### Problem:
Report the number of lines that include "chart", with no additional text.

### Input rows:
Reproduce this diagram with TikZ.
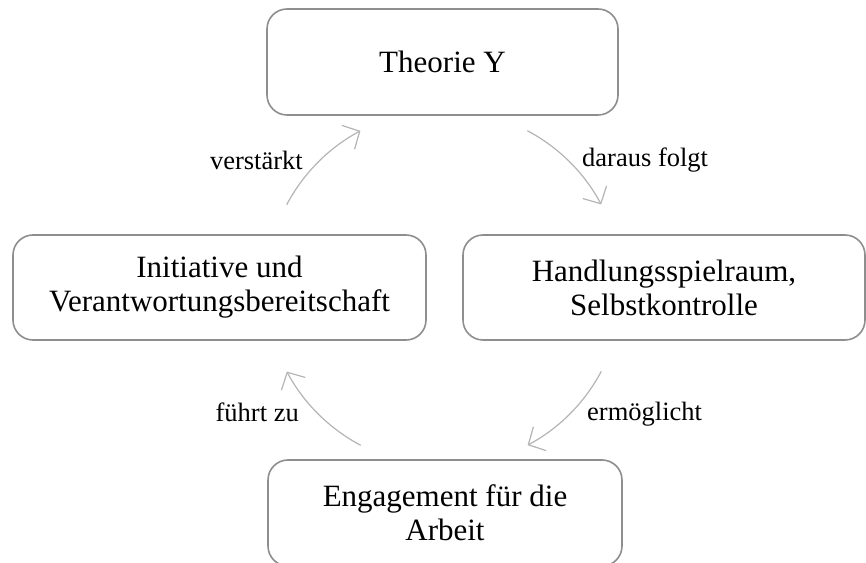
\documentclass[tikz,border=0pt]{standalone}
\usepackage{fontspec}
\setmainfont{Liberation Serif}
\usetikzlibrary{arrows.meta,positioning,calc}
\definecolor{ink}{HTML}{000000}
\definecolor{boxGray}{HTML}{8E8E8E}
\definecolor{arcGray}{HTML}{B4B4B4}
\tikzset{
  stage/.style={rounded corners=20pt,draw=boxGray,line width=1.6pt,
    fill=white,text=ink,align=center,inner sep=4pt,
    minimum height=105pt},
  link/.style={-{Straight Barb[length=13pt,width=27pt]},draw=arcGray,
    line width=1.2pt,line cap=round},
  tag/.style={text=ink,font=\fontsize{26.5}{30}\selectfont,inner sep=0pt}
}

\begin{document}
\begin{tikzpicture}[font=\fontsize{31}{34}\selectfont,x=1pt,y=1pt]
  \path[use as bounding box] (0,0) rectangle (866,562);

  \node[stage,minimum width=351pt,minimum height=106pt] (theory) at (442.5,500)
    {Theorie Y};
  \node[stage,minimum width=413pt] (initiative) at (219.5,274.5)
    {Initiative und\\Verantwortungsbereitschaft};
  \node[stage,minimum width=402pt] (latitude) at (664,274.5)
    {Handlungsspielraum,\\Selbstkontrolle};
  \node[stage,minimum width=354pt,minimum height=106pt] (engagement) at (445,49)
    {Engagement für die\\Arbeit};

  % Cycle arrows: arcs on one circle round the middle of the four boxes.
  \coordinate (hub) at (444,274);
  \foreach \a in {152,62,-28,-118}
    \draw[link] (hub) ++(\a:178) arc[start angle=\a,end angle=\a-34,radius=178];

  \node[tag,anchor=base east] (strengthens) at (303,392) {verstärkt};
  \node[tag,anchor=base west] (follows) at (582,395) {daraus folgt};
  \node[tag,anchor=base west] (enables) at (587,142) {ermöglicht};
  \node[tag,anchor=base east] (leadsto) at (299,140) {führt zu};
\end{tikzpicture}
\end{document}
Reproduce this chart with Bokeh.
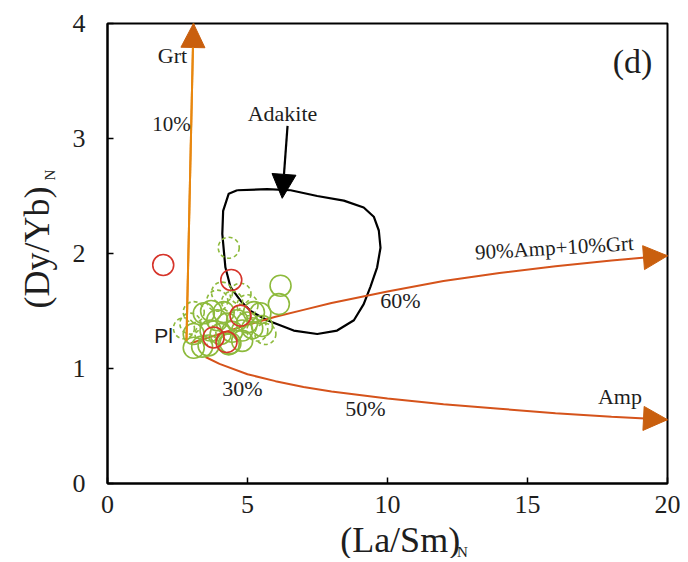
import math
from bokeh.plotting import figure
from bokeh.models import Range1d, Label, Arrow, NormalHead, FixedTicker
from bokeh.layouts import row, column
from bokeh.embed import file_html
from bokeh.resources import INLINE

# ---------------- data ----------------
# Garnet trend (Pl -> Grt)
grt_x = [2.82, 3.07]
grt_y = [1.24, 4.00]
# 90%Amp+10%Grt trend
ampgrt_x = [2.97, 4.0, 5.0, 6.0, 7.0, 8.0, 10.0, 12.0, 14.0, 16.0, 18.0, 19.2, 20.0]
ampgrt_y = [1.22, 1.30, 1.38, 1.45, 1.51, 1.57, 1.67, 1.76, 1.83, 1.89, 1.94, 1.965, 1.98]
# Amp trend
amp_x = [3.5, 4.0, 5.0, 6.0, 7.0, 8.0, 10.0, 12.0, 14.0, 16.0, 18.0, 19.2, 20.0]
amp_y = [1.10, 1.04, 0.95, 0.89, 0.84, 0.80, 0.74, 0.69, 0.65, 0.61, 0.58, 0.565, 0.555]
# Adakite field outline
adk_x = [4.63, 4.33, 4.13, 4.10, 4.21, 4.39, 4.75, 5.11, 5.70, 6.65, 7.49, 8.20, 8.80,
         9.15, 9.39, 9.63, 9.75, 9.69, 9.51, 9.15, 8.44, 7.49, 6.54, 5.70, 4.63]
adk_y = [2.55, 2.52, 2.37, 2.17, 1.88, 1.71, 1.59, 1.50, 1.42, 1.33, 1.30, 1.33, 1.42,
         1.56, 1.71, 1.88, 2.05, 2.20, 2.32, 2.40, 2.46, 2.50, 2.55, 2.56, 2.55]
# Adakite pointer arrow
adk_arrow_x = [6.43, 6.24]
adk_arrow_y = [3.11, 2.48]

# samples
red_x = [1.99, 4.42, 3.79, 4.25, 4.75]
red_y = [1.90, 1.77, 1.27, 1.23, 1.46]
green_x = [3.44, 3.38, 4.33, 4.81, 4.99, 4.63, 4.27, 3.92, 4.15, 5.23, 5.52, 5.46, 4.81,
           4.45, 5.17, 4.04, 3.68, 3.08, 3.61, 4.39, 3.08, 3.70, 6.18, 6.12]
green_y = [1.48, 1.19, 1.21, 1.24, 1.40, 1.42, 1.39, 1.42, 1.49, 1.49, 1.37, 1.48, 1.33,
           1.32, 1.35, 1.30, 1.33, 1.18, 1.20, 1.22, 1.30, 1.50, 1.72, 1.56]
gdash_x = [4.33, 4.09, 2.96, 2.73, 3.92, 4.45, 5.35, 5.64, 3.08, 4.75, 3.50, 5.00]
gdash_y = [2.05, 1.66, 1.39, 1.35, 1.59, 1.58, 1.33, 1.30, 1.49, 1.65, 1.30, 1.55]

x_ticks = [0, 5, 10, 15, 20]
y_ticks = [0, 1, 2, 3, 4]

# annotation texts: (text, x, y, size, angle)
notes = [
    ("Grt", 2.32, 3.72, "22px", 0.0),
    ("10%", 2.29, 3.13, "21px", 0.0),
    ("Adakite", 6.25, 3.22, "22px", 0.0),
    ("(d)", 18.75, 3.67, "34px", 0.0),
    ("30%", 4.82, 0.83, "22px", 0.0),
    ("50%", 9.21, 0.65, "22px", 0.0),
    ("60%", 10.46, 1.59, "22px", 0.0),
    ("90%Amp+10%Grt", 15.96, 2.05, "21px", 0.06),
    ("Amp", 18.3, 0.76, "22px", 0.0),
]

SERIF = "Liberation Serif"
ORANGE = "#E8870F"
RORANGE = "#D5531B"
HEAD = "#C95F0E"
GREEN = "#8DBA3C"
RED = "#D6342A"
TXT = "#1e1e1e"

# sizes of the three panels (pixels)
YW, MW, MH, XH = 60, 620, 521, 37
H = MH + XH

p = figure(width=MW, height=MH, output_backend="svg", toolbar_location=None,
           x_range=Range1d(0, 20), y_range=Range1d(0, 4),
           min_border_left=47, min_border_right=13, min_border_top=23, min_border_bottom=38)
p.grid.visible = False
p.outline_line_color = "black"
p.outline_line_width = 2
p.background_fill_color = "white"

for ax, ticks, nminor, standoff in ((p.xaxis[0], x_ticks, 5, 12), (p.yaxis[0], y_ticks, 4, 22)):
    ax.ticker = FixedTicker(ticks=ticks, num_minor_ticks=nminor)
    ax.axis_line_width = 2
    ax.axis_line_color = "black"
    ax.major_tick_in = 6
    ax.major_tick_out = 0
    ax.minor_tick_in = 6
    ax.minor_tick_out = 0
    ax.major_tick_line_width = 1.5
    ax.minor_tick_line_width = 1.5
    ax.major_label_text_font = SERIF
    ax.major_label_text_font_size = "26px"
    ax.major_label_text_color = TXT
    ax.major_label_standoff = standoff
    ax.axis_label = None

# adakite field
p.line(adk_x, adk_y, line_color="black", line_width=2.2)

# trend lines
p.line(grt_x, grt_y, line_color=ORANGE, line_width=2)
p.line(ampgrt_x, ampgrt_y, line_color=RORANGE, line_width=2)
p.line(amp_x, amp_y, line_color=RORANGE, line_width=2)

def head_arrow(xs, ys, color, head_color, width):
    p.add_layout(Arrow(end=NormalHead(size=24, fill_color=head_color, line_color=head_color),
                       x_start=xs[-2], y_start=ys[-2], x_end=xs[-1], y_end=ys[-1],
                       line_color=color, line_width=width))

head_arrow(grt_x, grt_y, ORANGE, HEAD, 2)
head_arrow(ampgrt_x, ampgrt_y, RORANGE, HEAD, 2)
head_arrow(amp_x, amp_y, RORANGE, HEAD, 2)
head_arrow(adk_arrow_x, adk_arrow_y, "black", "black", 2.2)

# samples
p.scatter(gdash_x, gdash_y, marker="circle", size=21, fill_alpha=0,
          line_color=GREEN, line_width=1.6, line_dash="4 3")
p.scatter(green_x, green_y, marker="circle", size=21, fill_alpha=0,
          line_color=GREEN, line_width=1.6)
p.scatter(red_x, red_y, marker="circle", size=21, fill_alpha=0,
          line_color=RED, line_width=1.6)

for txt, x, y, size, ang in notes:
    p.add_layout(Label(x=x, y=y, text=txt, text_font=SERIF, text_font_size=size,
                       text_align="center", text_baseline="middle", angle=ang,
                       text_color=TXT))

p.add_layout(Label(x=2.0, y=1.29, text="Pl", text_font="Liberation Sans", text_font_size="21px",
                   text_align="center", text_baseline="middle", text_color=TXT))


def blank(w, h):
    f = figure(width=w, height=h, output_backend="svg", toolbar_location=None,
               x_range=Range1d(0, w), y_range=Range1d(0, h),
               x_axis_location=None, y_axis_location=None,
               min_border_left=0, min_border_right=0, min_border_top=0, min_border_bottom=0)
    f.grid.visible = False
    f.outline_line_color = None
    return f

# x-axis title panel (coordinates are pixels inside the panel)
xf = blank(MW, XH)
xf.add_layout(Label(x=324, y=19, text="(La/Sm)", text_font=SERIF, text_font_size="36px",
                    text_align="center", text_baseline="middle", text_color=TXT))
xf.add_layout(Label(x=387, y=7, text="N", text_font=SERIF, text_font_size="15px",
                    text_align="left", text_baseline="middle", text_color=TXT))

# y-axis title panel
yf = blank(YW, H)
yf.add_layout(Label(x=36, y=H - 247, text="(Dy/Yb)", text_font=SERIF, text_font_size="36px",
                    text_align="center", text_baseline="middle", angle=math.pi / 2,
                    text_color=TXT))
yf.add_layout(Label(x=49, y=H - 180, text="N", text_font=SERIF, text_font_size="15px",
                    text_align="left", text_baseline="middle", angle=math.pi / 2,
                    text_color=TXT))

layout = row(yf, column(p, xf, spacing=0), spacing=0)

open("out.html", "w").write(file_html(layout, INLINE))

...

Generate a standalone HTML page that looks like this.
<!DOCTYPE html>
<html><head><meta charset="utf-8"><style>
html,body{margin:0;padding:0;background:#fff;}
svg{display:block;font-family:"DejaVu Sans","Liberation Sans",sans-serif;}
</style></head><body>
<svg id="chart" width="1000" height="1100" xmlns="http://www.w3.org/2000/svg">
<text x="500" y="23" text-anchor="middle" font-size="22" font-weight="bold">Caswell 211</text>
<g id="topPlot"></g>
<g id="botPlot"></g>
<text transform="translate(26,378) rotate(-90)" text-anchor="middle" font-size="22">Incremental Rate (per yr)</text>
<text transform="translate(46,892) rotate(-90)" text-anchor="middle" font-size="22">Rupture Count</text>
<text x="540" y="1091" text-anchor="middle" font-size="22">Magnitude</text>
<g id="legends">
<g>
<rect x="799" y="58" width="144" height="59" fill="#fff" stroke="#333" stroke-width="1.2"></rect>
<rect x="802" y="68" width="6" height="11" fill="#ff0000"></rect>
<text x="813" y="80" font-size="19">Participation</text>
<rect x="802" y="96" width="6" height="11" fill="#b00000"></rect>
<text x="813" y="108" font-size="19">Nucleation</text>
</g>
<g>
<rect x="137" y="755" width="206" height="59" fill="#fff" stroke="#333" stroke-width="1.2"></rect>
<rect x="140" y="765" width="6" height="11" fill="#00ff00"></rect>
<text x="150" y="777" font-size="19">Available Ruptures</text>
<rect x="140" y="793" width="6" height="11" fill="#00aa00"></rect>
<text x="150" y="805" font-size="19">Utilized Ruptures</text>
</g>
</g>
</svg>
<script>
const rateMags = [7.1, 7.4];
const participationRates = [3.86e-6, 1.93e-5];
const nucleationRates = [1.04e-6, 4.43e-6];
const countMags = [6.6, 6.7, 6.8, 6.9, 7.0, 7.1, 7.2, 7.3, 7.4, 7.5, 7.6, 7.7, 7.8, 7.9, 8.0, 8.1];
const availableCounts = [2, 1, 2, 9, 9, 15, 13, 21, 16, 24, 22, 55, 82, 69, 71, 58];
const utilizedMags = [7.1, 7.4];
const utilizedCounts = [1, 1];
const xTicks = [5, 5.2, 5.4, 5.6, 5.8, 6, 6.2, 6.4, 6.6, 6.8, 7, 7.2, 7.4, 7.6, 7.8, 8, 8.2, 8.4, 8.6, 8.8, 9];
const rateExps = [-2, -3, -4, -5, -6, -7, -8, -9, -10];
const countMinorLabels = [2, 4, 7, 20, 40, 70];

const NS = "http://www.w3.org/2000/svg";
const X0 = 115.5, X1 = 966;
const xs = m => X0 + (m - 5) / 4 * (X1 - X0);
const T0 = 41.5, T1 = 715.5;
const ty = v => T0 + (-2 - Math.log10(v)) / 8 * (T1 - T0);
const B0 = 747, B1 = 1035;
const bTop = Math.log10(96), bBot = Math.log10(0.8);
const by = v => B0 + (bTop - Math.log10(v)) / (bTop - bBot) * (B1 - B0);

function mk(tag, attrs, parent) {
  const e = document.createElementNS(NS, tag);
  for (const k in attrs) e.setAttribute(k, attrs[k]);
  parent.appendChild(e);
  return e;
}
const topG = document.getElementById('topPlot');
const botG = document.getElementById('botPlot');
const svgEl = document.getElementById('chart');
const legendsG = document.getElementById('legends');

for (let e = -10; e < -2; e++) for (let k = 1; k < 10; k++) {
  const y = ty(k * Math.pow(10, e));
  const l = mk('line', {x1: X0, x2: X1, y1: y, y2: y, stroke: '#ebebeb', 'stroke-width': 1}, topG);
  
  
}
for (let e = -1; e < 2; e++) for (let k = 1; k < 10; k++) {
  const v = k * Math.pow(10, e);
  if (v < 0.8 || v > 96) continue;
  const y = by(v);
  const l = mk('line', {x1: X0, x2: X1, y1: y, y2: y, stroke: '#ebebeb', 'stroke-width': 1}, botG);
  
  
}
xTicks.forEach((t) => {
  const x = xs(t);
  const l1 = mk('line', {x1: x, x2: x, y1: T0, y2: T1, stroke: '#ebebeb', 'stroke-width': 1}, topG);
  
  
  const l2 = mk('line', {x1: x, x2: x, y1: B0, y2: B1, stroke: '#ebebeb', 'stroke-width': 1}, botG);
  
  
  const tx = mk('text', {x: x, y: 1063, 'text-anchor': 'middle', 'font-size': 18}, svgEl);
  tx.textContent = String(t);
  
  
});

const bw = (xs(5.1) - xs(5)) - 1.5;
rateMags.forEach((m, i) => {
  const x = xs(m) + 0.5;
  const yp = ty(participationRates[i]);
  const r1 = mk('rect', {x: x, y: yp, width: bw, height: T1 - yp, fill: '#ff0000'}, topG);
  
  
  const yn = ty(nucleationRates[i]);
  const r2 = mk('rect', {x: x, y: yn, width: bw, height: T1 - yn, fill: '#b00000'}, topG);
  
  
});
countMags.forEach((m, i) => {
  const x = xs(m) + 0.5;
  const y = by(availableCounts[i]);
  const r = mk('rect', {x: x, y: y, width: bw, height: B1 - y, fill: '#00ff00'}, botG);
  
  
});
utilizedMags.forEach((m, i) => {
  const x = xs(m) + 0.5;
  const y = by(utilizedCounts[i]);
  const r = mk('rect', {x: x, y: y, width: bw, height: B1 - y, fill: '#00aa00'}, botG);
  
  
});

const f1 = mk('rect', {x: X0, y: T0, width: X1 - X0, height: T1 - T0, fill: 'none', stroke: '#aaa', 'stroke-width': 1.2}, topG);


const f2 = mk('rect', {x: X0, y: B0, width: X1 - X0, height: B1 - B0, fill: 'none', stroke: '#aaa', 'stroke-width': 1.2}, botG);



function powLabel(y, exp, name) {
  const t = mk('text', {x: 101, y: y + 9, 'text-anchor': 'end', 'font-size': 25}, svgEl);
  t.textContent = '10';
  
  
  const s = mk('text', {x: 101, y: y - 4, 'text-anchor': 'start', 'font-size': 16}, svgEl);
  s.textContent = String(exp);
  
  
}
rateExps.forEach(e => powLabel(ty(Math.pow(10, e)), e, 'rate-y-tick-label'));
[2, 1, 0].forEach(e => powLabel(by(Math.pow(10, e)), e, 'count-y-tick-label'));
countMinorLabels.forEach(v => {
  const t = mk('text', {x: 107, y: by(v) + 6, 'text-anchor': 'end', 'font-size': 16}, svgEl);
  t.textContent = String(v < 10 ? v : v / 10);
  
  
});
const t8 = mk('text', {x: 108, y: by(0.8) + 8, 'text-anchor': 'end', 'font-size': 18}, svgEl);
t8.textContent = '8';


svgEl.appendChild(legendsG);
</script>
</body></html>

### Answer to this problem:
3